Das sind beruhigende Worte...

Am Ende muss man etwas Optimismus wagen, oder?

Und wo sehen Sie derzeit die Verlierer im gegenwärtigen Marktumfeld für den Rest des Jahres? Wo sollte man sich nicht positionieren?

Wenn wir uns den Rückgang seit Juli anschauen, sehen wir, dass defensive Sektoren wie Versorger, Food & Beverage und nicht-zyklischer Konsum, auch als stabile Sektoren bezeichnet, stark performt haben. Die Annahme einer fortwährenden Rotation von Wachstum, Technologie und zyklischen Sektoren hin zu defensiven Sektoren, so wie wir es in den letzten Wochen gesehen haben, ist problematisch. Wir empfehlen, sich derzeit nicht auf defensive Sektoren zu konzentrieren.

Wo sehen Sie Chancen?

Wir sind uns bewusst, dass der Finanzsektor volatil ist, beispielsweise haben Finanzwerte in Europa gelitten. Die fundamentale Situation ist jedoch weiterhin stark. Angesichts unserer Prognose, dass wir keine schwere Rezession erleben werden, erwarten wir, dass sich die Finanzwerte wieder erholen werden. Wenn wir uns die Ausschüttungsquoten anschauen, erreichen wir im europäischen Bankensektor allein durch Aktienrückkäufe und Dividenden eine Rendite von über 10 Prozent. Dies ist ein Beispiel für Bereiche, auf die man jetzt wieder genauer schauen kann.

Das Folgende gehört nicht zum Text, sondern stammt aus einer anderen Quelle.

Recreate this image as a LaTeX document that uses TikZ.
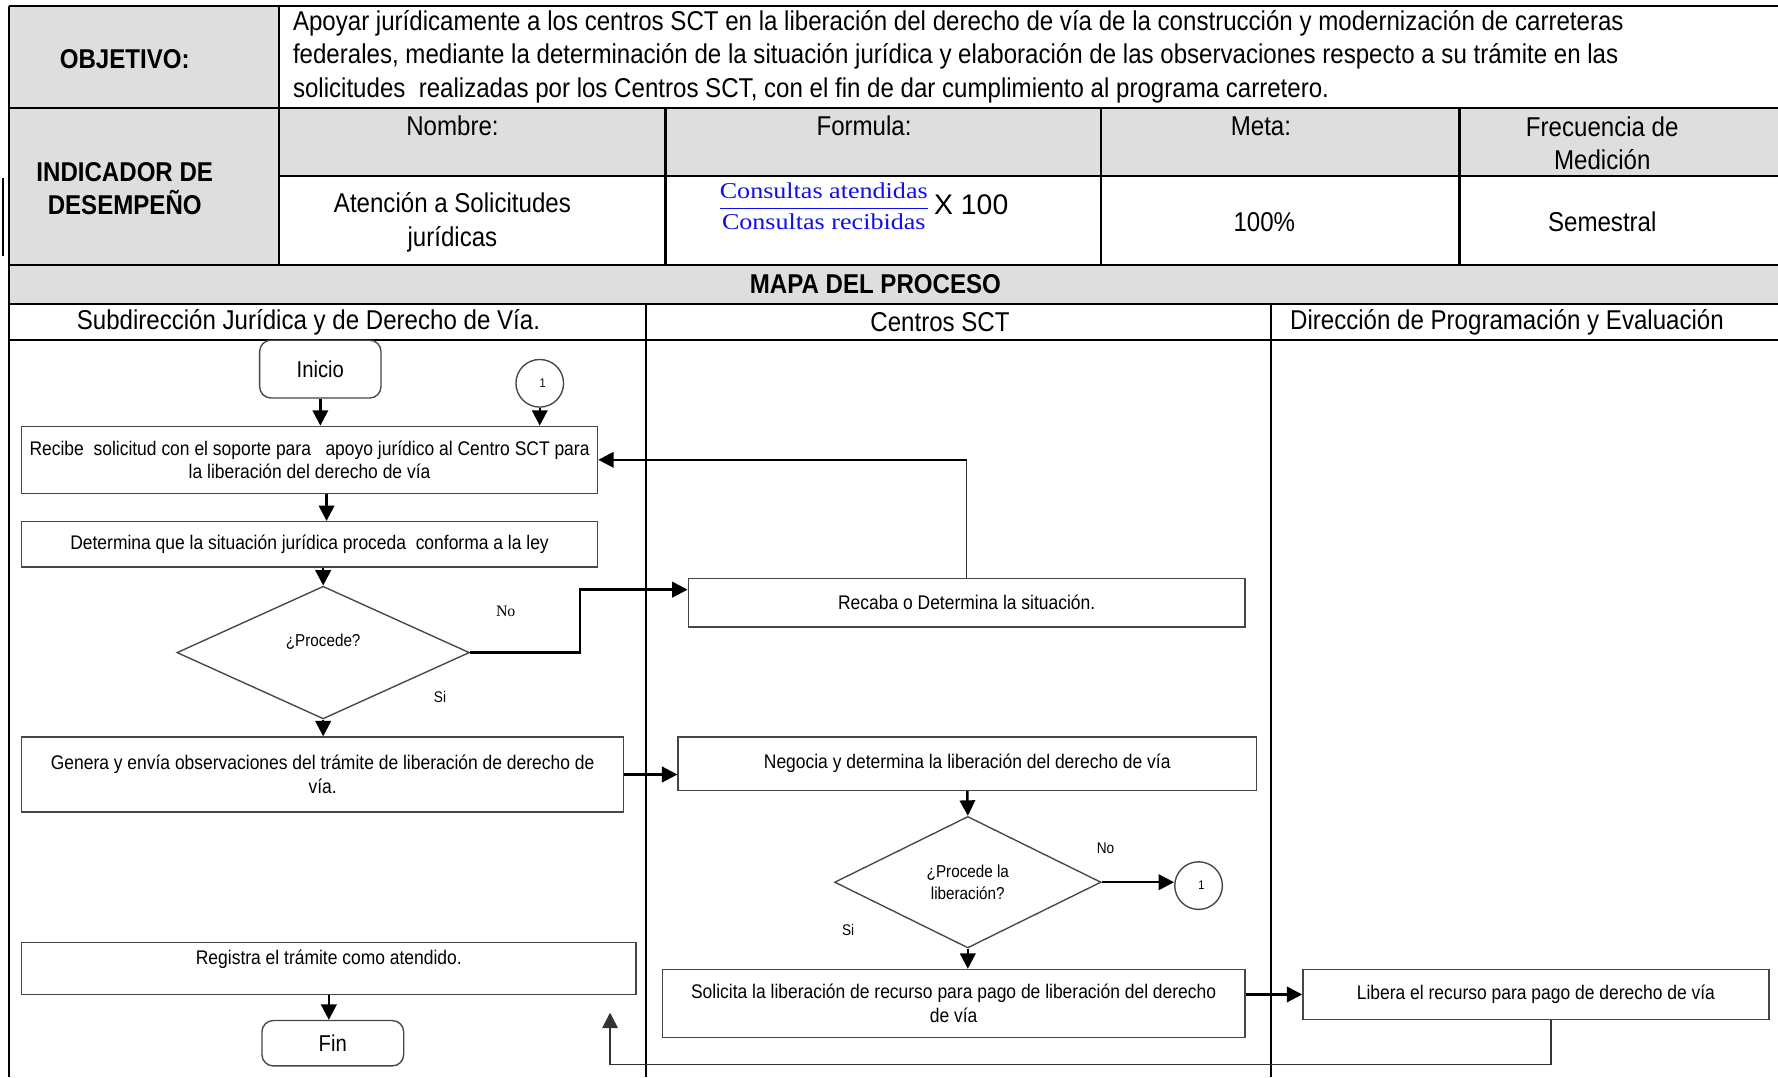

Dirk Steffen ist Global Chief Investment Stratege und Chief Investment Officer für Europa, Naher Osten und Afrika (EMEA) bei der Privatkundenbank der Deutschen Bank. Er formuliert die Kapitalmarktstrategie für Privatkunden und verantwortet ETF-basierte Multi-Asset-Fonds. Er ist seit zwanzig Jahren für die Deutsche Bank in Frankfurt mit Stationen in London tätig, befasst sich mit traditionellen und alternativen Anlageklassen sowie mit Fragen der Vermögensallokation.